4.4 Qualitative Results
We show two kinds of videos retrieved by our proposed method. As depicted in Fig.4, The left two queries demonstrates easy results with large margin of similarity. Since, the scene of video conveys the evident difference, our CLIP2video can will retrieve them by introducing more temporal information to describe the action precisely. Besides, we also give some hard samples, which are shown in the right of Fig.4, where it is hard to discriminate them due to the similar frame. For example, when give query: ”an animated horse is in a barn and the maker asks for comments”, the searched videos with high confidence both contain the animated horse in the barn. However, the half of capitation emphasizes that ” the maker asks for comments”, which is aligned to the specific centers to aggregate target frames. So, the weight of frames including subtitles can be enhanced with temporal alignment block and help to retrieve the video that best meets the description.

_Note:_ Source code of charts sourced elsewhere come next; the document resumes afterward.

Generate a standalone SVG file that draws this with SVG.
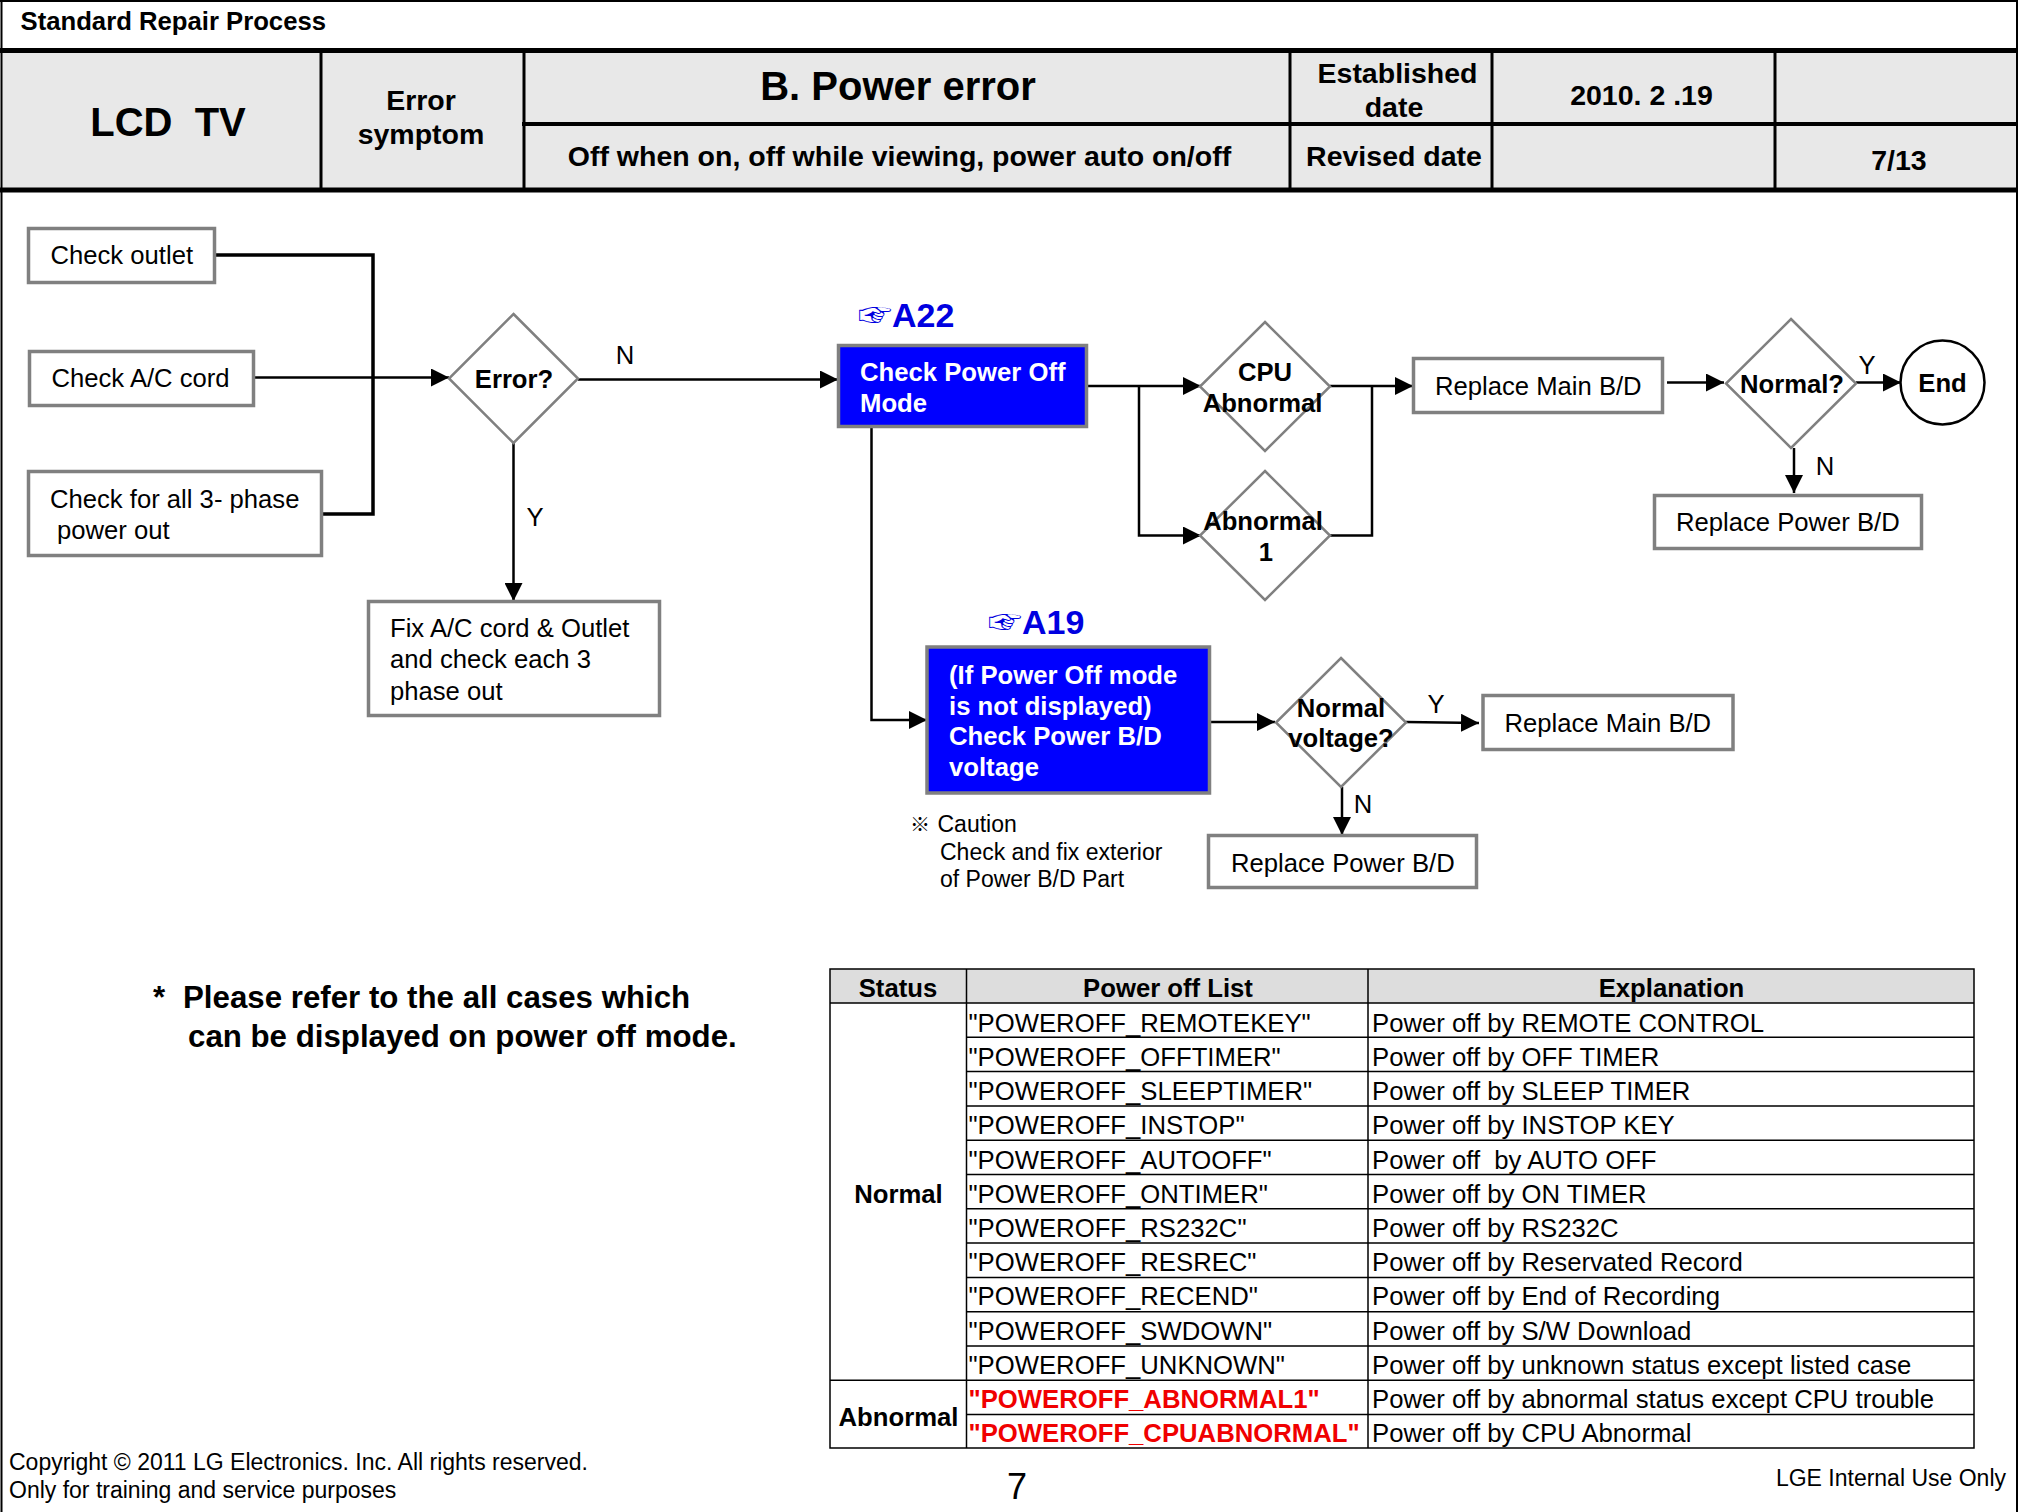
<svg xmlns="http://www.w3.org/2000/svg" width="2018" height="1512" viewBox="0 0 2018 1512">
<style>
text{font-family:"Liberation Sans",Arial,sans-serif;fill:#000}
.h{font-weight:bold;font-size:28.5px}
.c{text-anchor:middle}
.b{font-weight:bold}
.n{font-size:25.65px}
.nb{fill:#fff;stroke:#808080;stroke-width:3.5}
.bl{fill:#0000ff;stroke:#808080;stroke-width:3.5}
.d{fill:#fff;stroke:#808080;stroke-width:2.5}
.w{fill:#fff;font-weight:bold;font-size:25.7px}
.ref{fill:#0000e0;font-weight:bold;font-size:34px}
.hand{fill:#0000e0;font-family:"Noto Sans CJK KR","DejaVu Sans",sans-serif;font-size:34px}
.k{fill:none;stroke:#000;stroke-width:2.5}
.k3{fill:none;stroke:#000;stroke-width:3.5}
.t{font-size:25.7px}
.tl{stroke:#000;stroke-width:1.5;fill:none}
.r{fill:#f00000;font-weight:bold;font-size:25.7px}
.hl{stroke:#000;fill:none}
</style>
<defs>
<marker id="a" markerUnits="userSpaceOnUse" markerWidth="18" markerHeight="18" refX="18" refY="9" orient="auto"><path d="M0 0L18 9L0 18Z" fill="#000"/></marker>
</defs>
<rect width="2018" height="1512" fill="#fff"/>
<g id="header">
<rect x="2" y="50" width="2014" height="140" fill="#e8e8e8"/>
<path class="hl" stroke-width="2" d="M0 1H2018M1.5 0V1512M2017 0V1512"/>
<path class="hl" stroke-width="5" d="M0 50.5H2018M0 190H2016"/>
<path class="hl" stroke-width="4" d="M522 124H2018"/>
<path class="hl" stroke-width="3" d="M321 50V189M524 50V189M1290 50V189M1492 50V189M1775 50V189"/>
<text class="b" x="20.5" y="29.5" font-size="25.7">Standard Repair Process</text>
<text class="b c" x="168" y="136" font-size="40" xml:space="preserve">LCD  TV</text>
<text class="h c" x="421" y="110">Error</text>
<text class="h c" x="421" y="143.5">symptom</text>
<text class="b c" x="898" y="100" font-size="40">B. Power error</text>
<text class="h c" x="899.5" y="166">Off when on, off while viewing, power auto on/off</text>
<text class="h c" x="1397.5" y="83">Established</text>
<text class="h c" x="1394" y="116.5">date</text>
<text class="h c" x="1641.5" y="105">2010. 2 .19</text>
<text class="h c" x="1394" y="166">Revised date</text>
<text class="h c" x="1899" y="169.5">7/13</text>
</g>
<g id="connectors">
<path class="k3" d="M215 255H373V514H322"/>
<path class="k" d="M253 377.5H449" marker-end="url(#a)"/>
<path class="k" d="M578 379.5H838" marker-end="url(#a)"/>
<path class="k" d="M513.5 443V601" marker-end="url(#a)"/>
<path class="k" d="M1086 386H1201" marker-end="url(#a)"/>
<path class="k" d="M1139 386V535.5H1201" marker-end="url(#a)"/>
<path class="k" d="M1330 386H1413" marker-end="url(#a)"/>
<path class="k" d="M1330 535.5H1372V386"/>
<path class="k" d="M1667 382.5H1724" marker-end="url(#a)"/>
<path class="k" d="M1856 382.5H1901" marker-end="url(#a)"/>
<path class="k" d="M1794 448V493" marker-end="url(#a)"/>
<path class="k" d="M871.5 427V720H927" marker-end="url(#a)"/>
<path class="k" d="M1209.5 722H1275" marker-end="url(#a)"/>
<path class="k" d="M1406 722L1479 723" marker-end="url(#a)"/>
<path class="k" d="M1342 787V835" marker-end="url(#a)"/>
<text class="n" x="625" y="364" text-anchor="middle">N</text>
<text class="n" x="535" y="526" text-anchor="middle">Y</text>
<text class="n" x="1867" y="374" text-anchor="middle">Y</text>
<text class="n" x="1825" y="475" text-anchor="middle">N</text>
<text class="n" x="1436" y="713" text-anchor="middle">Y</text>
<text class="n" x="1363" y="813" text-anchor="middle">N</text>
</g>
<g id="check-outlet"><rect class="nb" x="28.5" y="228.5" width="186" height="54"/><text class="n" x="50.5" y="264">Check outlet</text></g>
<g id="check-ac"><rect class="nb" x="29.5" y="351.5" width="224" height="54"/><text class="n" x="51.5" y="387">Check A/C cord</text></g>
<g id="check-phase"><rect class="nb" x="28.5" y="471.5" width="293" height="84"/><text class="n" x="50" y="508">Check for all 3- phase</text><text class="n" x="57" y="539">power out</text></g>
<g id="error"><path class="d" d="M513.5 314L578 378.5L513.5 443L449 378.5Z"/><text class="n b c" x="514" y="388">Error?</text></g>
<g id="fix"><rect class="nb" x="368.5" y="601.5" width="291" height="114"/><text class="n" x="390" y="637">Fix A/C cord &amp; Outlet</text><text class="n" x="390" y="668">and check each 3</text><text class="n" x="390" y="699.5">phase out</text></g>
<g id="a22"><text class="hand" x="858" y="327">☞</text><text class="ref" x="892" y="327">A22</text><rect class="bl" x="838.5" y="345.5" width="248" height="81"/><text class="w" x="860" y="381">Check Power Off</text><text class="w" x="860" y="412">Mode</text></g>
<g id="cpu"><path class="d" d="M1265 322L1330 386.5L1265 451L1200 386.5Z"/><text class="n b c" x="1265" y="380.5">CPU</text><text class="n b c" x="1262.5" y="411.5">Abnormal</text></g>
<g id="abn1"><path class="d" d="M1265 471L1330 535.5L1265 600L1200 535.5Z"/><text class="n b c" x="1263" y="530">Abnormal</text><text class="n b c" x="1266" y="561">1</text></g>
<g id="main1"><rect class="nb" x="1413.5" y="358.5" width="249" height="54"/><text class="n" x="1435" y="394.5">Replace Main B/D</text></g>
<g id="normal"><path class="d" d="M1791 319L1856 383.5L1791 448L1726 383.5Z"/><text class="n b c" x="1792" y="392.5">Normal?</text></g>
<g id="end"><circle cx="1942.5" cy="382.5" r="42" fill="#fff" stroke="#000" stroke-width="2.5"/><text class="n b c" x="1942.5" y="392">End</text></g>
<g id="power1"><rect class="nb" x="1654.5" y="495.5" width="267" height="53"/><text class="n" x="1676" y="531">Replace Power B/D</text></g>
<g id="a19"><text class="hand" x="988" y="634">☞</text><text class="ref" x="1022" y="634">A19</text><rect class="bl" x="927" y="647" width="282.5" height="146"/><text class="w" x="949" y="684">(If Power Off mode</text><text class="w" x="949" y="715">is not displayed)</text><text class="w" x="949" y="745">Check Power B/D</text><text class="w" x="949" y="776">voltage</text></g>
<g id="voltage"><path class="d" d="M1341 658L1406 722.5L1341 787L1276 722.5Z"/><text class="n b c" x="1341" y="716.5">Normal</text><text class="n b c" x="1341" y="747">voltage?</text></g>
<g id="main2"><rect class="nb" x="1483" y="695.5" width="250" height="54"/><text class="n" x="1504.5" y="732">Replace Main B/D</text></g>
<g id="power2"><rect class="nb" x="1208.5" y="835.5" width="268" height="52"/><text class="n" x="1231" y="872">Replace Power B/D</text></g>
<g id="caution" font-size="23"><text x="910" y="832" style="font-family:'Noto Sans CJK KR','Liberation Sans',sans-serif" font-size="20">※</text><text x="937.5" y="832">Caution</text><text x="940" y="860">Check and fix exterior</text><text x="940" y="887">of Power B/D Part</text></g>
<g id="note" font-size="31.25" font-weight="bold"><text x="153" y="1008">*</text><text x="183" y="1008">Please refer to the all cases which</text><text x="188" y="1047">can be displayed on power off mode.</text></g>
<g id="table">
<rect x="830" y="969" width="1144" height="34" fill="#dddddd"/>
<path class="tl" d="M830 969H1974V1448H830ZM966.5 969V1448M1368 969V1448M830 1003H1974M966.5 1037.3H1974M966.5 1071.6H1974M966.5 1105.9H1974M966.5 1140.2H1974M966.5 1174.5H1974M966.5 1208.8H1974M966.5 1243.1H1974M966.5 1277.4H1974M966.5 1311.7H1974M966.5 1346H1974M830 1380.3H1974M966.5 1414.6H1974"/>
<text class="t b c" x="898" y="997">Status</text><text class="t b c" x="1168" y="997">Power off List</text><text class="t b c" x="1671.5" y="997">Explanation</text>
<text class="t b c" x="898.5" y="1203">Normal</text><text class="t b c" x="898.5" y="1426">Abnormal</text>
<g class="t">
<text class="t" x="968.5" y="1032">"POWEROFF_REMOTEKEY"</text><text class="t" x="1372" y="1032">Power off by REMOTE CONTROL</text>
<text class="t" x="968.5" y="1066">"POWEROFF_OFFTIMER"</text><text class="t" x="1372" y="1066">Power off by OFF TIMER</text>
<text class="t" x="968.5" y="1100">"POWEROFF_SLEEPTIMER"</text><text class="t" x="1372" y="1100">Power off by SLEEP TIMER</text>
<text class="t" x="968.5" y="1134">"POWEROFF_INSTOP"</text><text class="t" x="1372" y="1134">Power off by INSTOP KEY</text>
<text class="t" x="968.5" y="1169">"POWEROFF_AUTOOFF"</text><text class="t" x="1372" y="1169" xml:space="preserve">Power off  by AUTO OFF</text>
<text class="t" x="968.5" y="1203">"POWEROFF_ONTIMER"</text><text class="t" x="1372" y="1203">Power off by ON TIMER</text>
<text class="t" x="968.5" y="1237">"POWEROFF_RS232C"</text><text class="t" x="1372" y="1237">Power off by RS232C</text>
<text class="t" x="968.5" y="1271">"POWEROFF_RESREC"</text><text class="t" x="1372" y="1271">Power off by Reservated Record</text>
<text class="t" x="968.5" y="1305">"POWEROFF_RECEND"</text><text class="t" x="1372" y="1305">Power off by End of Recording</text>
<text class="t" x="968.5" y="1340">"POWEROFF_SWDOWN"</text><text class="t" x="1372" y="1340">Power off by S/W Download</text>
<text class="t" x="968.5" y="1374">"POWEROFF_UNKNOWN"</text><text class="t" x="1372" y="1374">Power off by unknown status except listed case</text>
<text class="r" x="968.5" y="1408">"POWEROFF_ABNORMAL1"</text><text class="t" x="1372" y="1408">Power off by abnormal status except CPU trouble</text>
<text class="r" x="968.5" y="1442">"POWEROFF_CPUABNORMAL"</text><text class="t" x="1372" y="1442">Power off by CPU Abnormal</text>
</g>
</g>
<g id="footer" font-size="23"><text x="9" y="1470">Copyright © 2011 LG Electronics. Inc. All rights reserved.</text><text x="9" y="1498">Only for training and service purposes</text><text x="1017" y="1499" font-size="36" text-anchor="middle">7</text><text x="2006" y="1486" text-anchor="end">LGE Internal Use Only</text></g>
</svg>
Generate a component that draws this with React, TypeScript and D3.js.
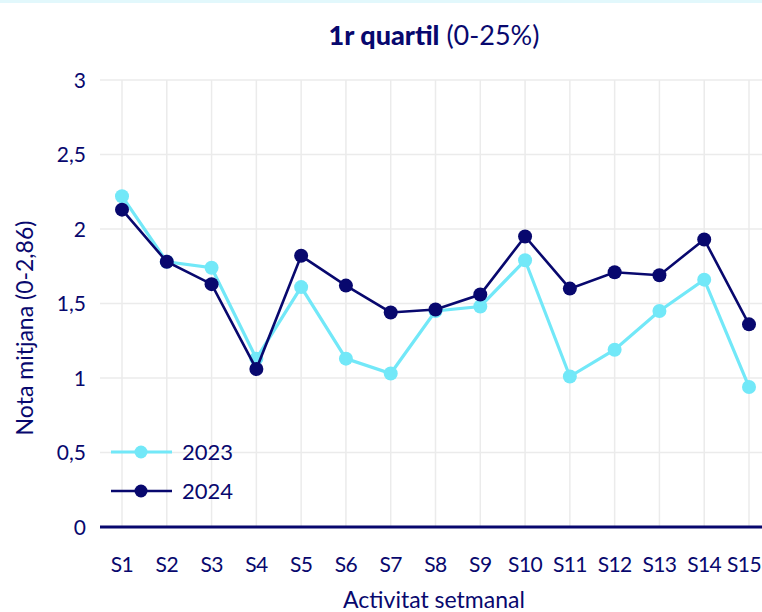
import React from "react";
import * as d3 from "d3";

const categories = ["S1","S2","S3","S4","S5","S6","S7","S8","S9","S10","S11","S12","S13","S14","S15"];
const values2023 = [2.22,1.78,1.74,1.13,1.61,1.13,1.03,1.45,1.48,1.79,1.01,1.19,1.45,1.66,0.94];
const values2024 = [2.13,1.78,1.63,1.06,1.82,1.62,1.44,1.46,1.56,1.95,1.60,1.71,1.69,1.93,1.36];
const yTicks = [0,0.5,1,1.5,2,2.5,3];
const seriesNames = ["2023","2024"];

const W = 762, H = 612;
const NAVY = "#08086e";
const CYAN = "#72e8f8";
const FONT = "Lato, 'Open Sans', sans-serif";

export default function App() {
  const x = d3.scalePoint<string>().domain(categories).range([122, 749]);
  const y = d3.scaleLinear().domain([0, 3]).range([527, 80]);
  const line = d3.line<number>().x((_, i) => x(categories[i]) as number).y(d => y(d));
  const fmt = (v: number) => String(v).replace(".", ",");
  const series = [
    { name: seriesNames[0], values: values2023, color: CYAN, width: 3.2 },
    { name: seriesNames[1], values: values2024, color: NAVY, width: 2.6 },
  ];
  return (
    <div style={{ position: "fixed", left: 0, top: 0 }}>
      <svg width={W} height={H} style={{ display: "block", background: "#fff" }} fontFamily={FONT}>
        <rect x={0} y={0} width={W} height={3} fill="#e2f8fc" />
        <text x={434} y={45} textAnchor="middle" fontSize={27} fill={NAVY}>
          <tspan fontWeight={900}>1r quartil</tspan>
          <tspan> (0-25%)</tspan>
        </text>
        {yTicks.filter(t => t > 0).map(t => (
          <line key={"h" + t} x1={100} x2={W} y1={y(t)} y2={y(t)} stroke="#ebebeb" strokeWidth={1.5} />
        ))}
        {categories.map(c => (
          <line key={"v" + c} x1={x(c)} x2={x(c)} y1={80} y2={527} stroke="#ebebeb" strokeWidth={1.5} />
        ))}
        <line x1={100} x2={W} y1={y(0)} y2={y(0)} stroke={NAVY} strokeWidth={3} />
        {yTicks.map(t => (
          <text key={"yt" + t} x={86} y={y(t)} dy="0.36em" textAnchor="end" fontSize={21} fill={NAVY}>{fmt(t)}</text>
        ))}
        {categories.map((c, i) => {
          const last = i === categories.length - 1;
          return (
            <text key={"xt" + c} x={last ? W - 1 : x(c)} y={572} textAnchor={last ? "end" : "middle"} fontSize={21} letterSpacing={-0.6} fill={NAVY}>{c}</text>
          );
        })}
        <text x={434} y={608} textAnchor="middle" fontSize={23} fill={NAVY}>Activitat setmanal</text>
        <text transform={`translate(33,328) rotate(-90)`} textAnchor="middle" fontSize={23} fill={NAVY}>Nota mitjana (0-2,86)</text>
        {series.map(s => (
          <g key={s.name}>
            <path d={line(s.values) || ""} fill="none" stroke={s.color} strokeWidth={s.width} />
            {s.values.map((v, i) => (
              <circle key={i} cx={x(categories[i])} cy={y(v)} r={7} fill={s.color} />
            ))}
          </g>
        ))}
        {series.map((s, i) => {
          const ly = 452 + i * 39;
          return (
            <g key={"lg" + s.name}>
              <line x1={111} x2={172} y1={ly} y2={ly} stroke={s.color} strokeWidth={s.width} />
              <circle cx={141} cy={ly} r={6.5} fill={s.color} />
              <text x={182} y={ly} dy="0.36em" fontSize={22} fill={NAVY}>{s.name}</text>
            </g>
          );
        })}
      </svg>
    </div>
  );
}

We redefine the video-text retrieval from a macroscopic view of point, dividing it into a image-text multi-modal learning and temporal relationships between video frames and video-text. Aiming to consider both sides, we propose CLIP2Video network to transfer the image-language pre-training model to video-text retrieval, which based on a image-language pretraining model and two Temporal Blocks to capture motions at fine temporal frames and re-align the tokens between video and languages respectively. Our experimental results show that the proposed approach can significantly improve the performance on several text-video retrieval benchmarks, including new records on MSR-VTT, MSVD, VATEX.